When their daughter, Becklund, their granddaughter, Kathie Erickson, and grandson, Gary Becklund, all of Millville, joined them at the table, however, they had something to say. They did learn from them, they said. But it's hard to put those lessons in words.
Margaret and Clifford were not the kind that told them how to live or gave lectures, but showed their how to live through their lives. "As they learned, they taught us … what to do, what not to do," Judy said.
"Hard work," Gary said. "Ever since I can remember, he's been calm, never got excited over anything. He would think before he said anything." In his marriage, "I try to be a lot more like Grandpa."
"That you can have spats and disagreements and still be together," Kathie said.
"He taught us how to fish but would never teach us how to catch fish," Judy said.
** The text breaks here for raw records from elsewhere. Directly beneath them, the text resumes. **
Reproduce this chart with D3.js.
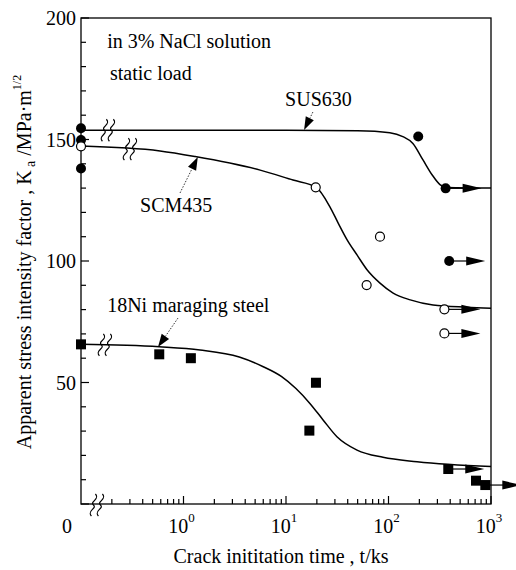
<!DOCTYPE html>
<html><head><meta charset="utf-8">
<script src="https://cdn.jsdelivr.net/npm/d3@7"></script>
<style>
body{margin:0;background:#fff}
</style>
</head><body>
<svg id="chart" width="516" height="570" font-family="'Liberation Serif', 'Times New Roman', Times, serif"></svg>
<script>
// ---------- data (t in ks, K in MPa·m^1/2; t = 0 means the "0" position before the axis break) ----------
const sus630Points  = [[0,154.6],[0,149.8],[0,138.1],[195,151.2]];
const sus630Runouts = [[361,129.9],[391,100.0]];
const scm435Points  = [[0,147.2],[19.5,130.3],[82.6,110.0],[61.2,90.1]];
const scm435Runouts = [[351,80.1],[351,70.2]];
const ni18Points    = [[0,65.7],[0.58,61.6],[1.18,60.0],[19.6,49.9],[16.9,30.2],[714,9.6]];
const ni18Runouts   = [[383,14.4],[880,7.8]];

const sus630Curve = [[0,153.8],[1,153.8],[10,153.8],[50,153.6],[103,152.8],[138,151.2],[173,148.4],[217,141.6],[267,135.4],[320,131.3],[374,130.2],[1000,130.0]];
const scm435Curve = [[0,147.3],[0.59,145.3],[1.3,143.0],[5.6,137.4],[11.7,133.3],[19.6,130.4],[26.9,122.2],[32.3,115.6],[39.6,108.6],[49.3,102.5],[62,96.3],[82.6,90.9],[111,86.8],[163,84.0],[272,81.9],[580,81.0],[1000,80.6]];
const ni18Curve   = [[0,65.7],[0.58,64.7],[1.45,63.4],[3.5,60.5],[6,56.5],[9,52.5],[12.5,47.5],[17.1,41.4],[23,34.6],[31.4,27.7],[49.3,22.2],[88.4,19.2],[190,17.4],[1000,15.4]];

// curve breaks [t, K]
const curveBreaks = [[0.183,153.8],[0.30,146.0],[0.171,65.5]];
const axisBreakT = 0.143;

const yTicks = [0,50,100,150,200];
const yMinorTicks = d3.range(10,200,10).filter(v => v % 50 !== 0);
const xTickExps = [0,1,2,3];

// annotations: text, t, K (baseline start)
const noteTexts = [
  {text:"in 3% NaCl solution", t:0.18, K:187.6},
  {text:"static load", t:0.192, K:174.5},
  {text:"SUS630", t:9.8, K:163.8},
  {text:"SCM435", t:0.377, K:120.2},
  {text:"18Ni maraging steel", t:0.18, K:79.0}
];
// pointer arrows: from [t,K] to [t,K]
const pointers = [
  {from:[18.3,161.3], to:[15.0,153.9]},
  {from:[0.925,128.0], to:[1.38,142.8]},
  {from:[0.883,76.5], to:[0.564,64.6]}
];

// ---------- chart ----------
const svg = d3.select("#chart");
const x = d3.scaleLog().domain([0.1,1000]).range([81,491]);
const y = d3.scaleLinear().domain([0,200]).range([504,18]);
const X = t => t === 0 ? x.range()[0] : x(t);

// frame
svg.append("rect").attr("x",81).attr("y",18).attr("width",410).attr("height",486)
  .attr("fill","none").attr("stroke","#000").attr("stroke-width",1.3);

// y ticks
const g = svg.append("g");
yTicks.forEach(v => {
  g.append("line").attr("x1",81).attr("x2",89).attr("y1",y(v)).attr("y2",y(v)).attr("stroke","#000").attr("stroke-width",1.2);
  if (v !== 0) g.append("text").attr("x",76).attr("y",y(v)).attr("dy","0.35em").attr("text-anchor","end")
    .attr("font-size",20).text(v);
});
yMinorTicks.forEach(v => {
  g.append("line").attr("x1",81).attr("x2",86).attr("y1",y(v)).attr("y2",y(v)).attr("stroke","#000").attr("stroke-width",1.2);
});

// x ticks
const minorX = [];
for (let e=-1; e<3; e++) for (let m=2; m<=9; m++) minorX.push(m*Math.pow(10,e));
minorX.forEach(t => {
  g.append("line").attr("x1",x(t)).attr("x2",x(t)).attr("y1",504).attr("y2",499).attr("stroke","#000").attr("stroke-width",1.2);
});
xTickExps.forEach(e => {
  const t = Math.pow(10,e);
  g.append("line").attr("x1",x(t)).attr("x2",x(t)).attr("y1",504).attr("y2",496).attr("stroke","#000").attr("stroke-width",1.2);
  const tx = g.append("text").attr("x",x(t)-2).attr("y",533).attr("text-anchor","middle").attr("font-size",20);
  tx.append("tspan").text("10");
  tx.append("tspan").attr("font-size",13).attr("dy",-11).text(e);
});
g.append("text").attr("x",X(0)-14).attr("y",533).attr("text-anchor","middle").attr("font-size",20).text("0");

// break symbol
function breakSym(cx, cy, h) {
  const p = d3.path();
  [-3.5, 3.5].forEach(dx => {
    const xx = cx + dx;
    p.moveTo(xx + 2, cy - h/2);
    p.bezierCurveTo(xx + 7, cy - h/4, xx - 4, cy - h/6, xx, cy);
    p.bezierCurveTo(xx + 4, cy + h/6, xx - 7, cy + h/4, xx - 2, cy + h/2);
  });
  return p.toString();
}
svg.append("path").attr("d", breakSym(x(axisBreakT), y(0)+1, 22)).attr("fill","none").attr("stroke","#000").attr("stroke-width",1.2);

// curves
const line = d3.line().x(d => X(d[0])).y(d => y(d[1])).curve(d3.curveMonotoneX);
[sus630Curve, scm435Curve, ni18Curve].forEach(c => {
  svg.append("path").attr("d", line(c)).attr("fill","none").attr("stroke","#000").attr("stroke-width",1.5);
});
curveBreaks.forEach(b => {
  svg.append("path").attr("d", breakSym(x(b[0]), y(b[1]), 22)).attr("fill","none").attr("stroke","#000").attr("stroke-width",1.2);
});

// runout arrows
function runout(t, K) {
  const px = X(t), py = y(K);
  const tip = px + 36;
  svg.append("line").attr("x1",px).attr("x2",tip-18).attr("y1",py).attr("y2",py).attr("stroke","#000").attr("stroke-width",1.2);
  svg.append("path").attr("d",`M${tip},${py}L${tip-19},${py-4.5}L${tip-19},${py+4.5}Z`).attr("fill","#000");
}
[...sus630Runouts, ...scm435Runouts, ...ni18Runouts].forEach(d => runout(d[0], d[1]));

// markers
[...sus630Points, ...sus630Runouts].forEach(d => {
  svg.append("circle").attr("cx",X(d[0])).attr("cy",y(d[1])).attr("r",5).attr("fill","#000");
});
[...scm435Points, ...scm435Runouts].forEach(d => {
  svg.append("circle").attr("cx",X(d[0])).attr("cy",y(d[1])).attr("r",4.5).attr("fill","#fff").attr("stroke","#000").attr("stroke-width",1.2);
});
[...ni18Points, ...ni18Runouts].forEach(d => {
  svg.append("rect").attr("x",X(d[0])-5).attr("y",y(d[1])-5).attr("width",10).attr("height",10).attr("fill","#000");
});

// annotation texts
noteTexts.forEach(n => {
  svg.append("text").attr("x",x(n.t)).attr("y",y(n.K)).attr("font-size",20).text(n.text);
});
// pointer arrows
pointers.forEach(p => {
  const x1 = X(p.from[0]), y1 = y(p.from[1]), x2 = X(p.to[0]), y2 = y(p.to[1]);
  const ang = Math.atan2(y2-y1, x2-x1), L = 13, W = 4.5;
  const bx = x2 - L*Math.cos(ang), by = y2 - L*Math.sin(ang);
  svg.append("line").attr("x1",x1).attr("y1",y1).attr("x2",bx).attr("y2",by)
    .attr("stroke","#000").attr("stroke-width",0.8).attr("stroke-dasharray","1.5,1.5");
  svg.append("path").attr("d",`M${x2},${y2}L${bx - W*Math.sin(ang)},${by + W*Math.cos(ang)}L${bx + W*Math.sin(ang)},${by - W*Math.cos(ang)}Z`).attr("fill","#000");
});

// axis titles
svg.append("text").attr("x",281).attr("y",563).attr("text-anchor","middle").attr("font-size",20)
  .text("Crack inititation time , t/ks");
const yl = svg.append("text").attr("transform","translate(31,262) rotate(-90)").attr("text-anchor","middle").attr("font-size",20);
yl.append("tspan").text("Apparent stress intensity factor , K");
yl.append("tspan").attr("font-size",14).attr("dy",4).text(" a");
yl.append("tspan").attr("dy",-4).text(" /MPa·m");
yl.append("tspan").attr("font-size",12).attr("dy",-10).text("1/2");
</script>
</body></html>
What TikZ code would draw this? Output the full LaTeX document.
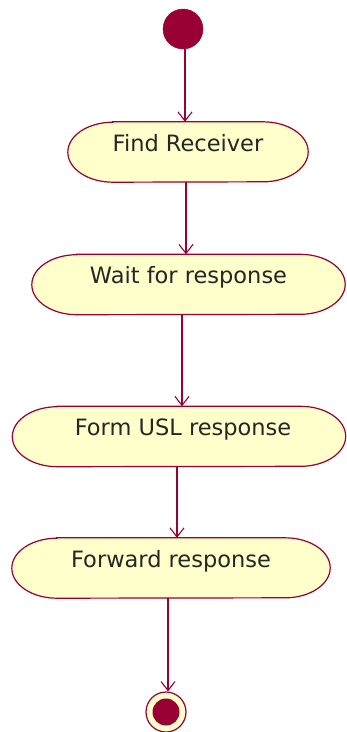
\documentclass[tikz,border=0pt]{standalone}
\usepackage{fontspec}
\setmainfont{DejaVu Sans}
\usetikzlibrary{arrows.meta}
\definecolor{umlred}{HTML}{990033}
\definecolor{umlfill}{HTML}{FFFFCC}
\pgfdeclarelayer{bg}
\pgfsetlayers{bg,main}
\tikzset{
  act/.style={inner sep=0pt, text height=29pt, text depth=31pt, align=center,
    font=\fontsize{22.5}{26}\selectfont, text=black!85},
  actshape/.style={draw=umlred, fill=umlfill, line width=1.2pt},
  flow/.style={draw=umlred, line width=1.2pt, -{Straight Barb[length=9pt,width=14pt,line width=1.1pt]}},
  startdot/.style={circle, fill=umlred, draw=umlred, inner sep=0pt, minimum size=40pt},
  endring/.style={circle, fill=umlfill, draw=umlred, line width=1.2pt, inner sep=0pt, minimum size=40pt},
  enddot/.style={circle, fill=umlred, inner sep=0pt, minimum size=27pt}
}
\begin{document}
\begin{tikzpicture}[x=1pt,y=-1pt]
\useasboundingbox (0,0) rectangle (346,732);
\node[startdot] (start) at (183,29) {};
\node[act, minimum width=240pt] (find) at (188,152) {Find Receiver};
\node[act, minimum width=313pt] (wait) at (188.5,284.5) {Wait for response};
\node[act, minimum width=333pt] (form) at (179,436.5) {\hspace*{8pt}Form USL response};
\node[act, minimum width=318pt] (fwd) at (171,568) {Forward response};
\node[endring] (end) at (166,712) {};
\node[enddot] (endin) at (end.center) {};
\begin{pgfonlayer}{bg}
\foreach \n in {find,wait,form,fwd}{
  \draw[actshape] ([xshift=45pt]\n.north west) -- ([xshift=-45pt]\n.north east)
    arc[start angle=90,end angle=-90,x radius=45pt,y radius=30pt]
    -- ([xshift=45pt]\n.south west)
    arc[start angle=270,end angle=90,x radius=45pt,y radius=30pt] -- cycle;
}
\end{pgfonlayer}
\draw[flow] ([xshift=2pt]start.south) -- ([xshift=2pt]start.south |- find.north);
\draw[flow] ([xshift=-2pt]find.south) -- ([xshift=-2pt]find.south |- wait.north);
\draw[flow] ([xshift=-6.5pt]wait.south) -- ([xshift=-6.5pt]wait.south |- form.north);
\draw[flow] ([xshift=-2pt]form.south) -- ([xshift=-2pt]form.south |- fwd.north);
\draw[flow] ([xshift=-3pt]fwd.south) -- ([xshift=-3pt]fwd.south |- end.north);
\end{tikzpicture}
\end{document}
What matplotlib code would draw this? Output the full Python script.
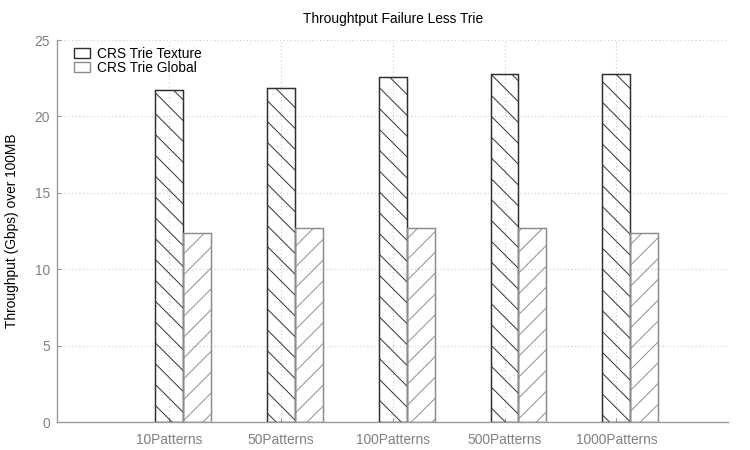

His daughters would sit on either side of him but only their dad caught fish.
"He did that with his grandkids, too," she said.
"I caught a great big carp once with Grandpa," Kathie said.
In the end, Kathie said what she thinks she and her children and others in family can take away from Margaret and Clifford is the respect and commitment they showed. It's "something to really look up to, those two as far as commitment to marriage and just being the kind of person that people look up to."
Oh yes, one more thing Gary thinks people should know about his grandparents: Whenever they left that home in Lake City, they never left without ice cream and a homemade cookie.
"We bake cookies all the time here," Margaret said. Her family's two favorites are chocolate chip and molasses. "I always have cookies on hand," she said.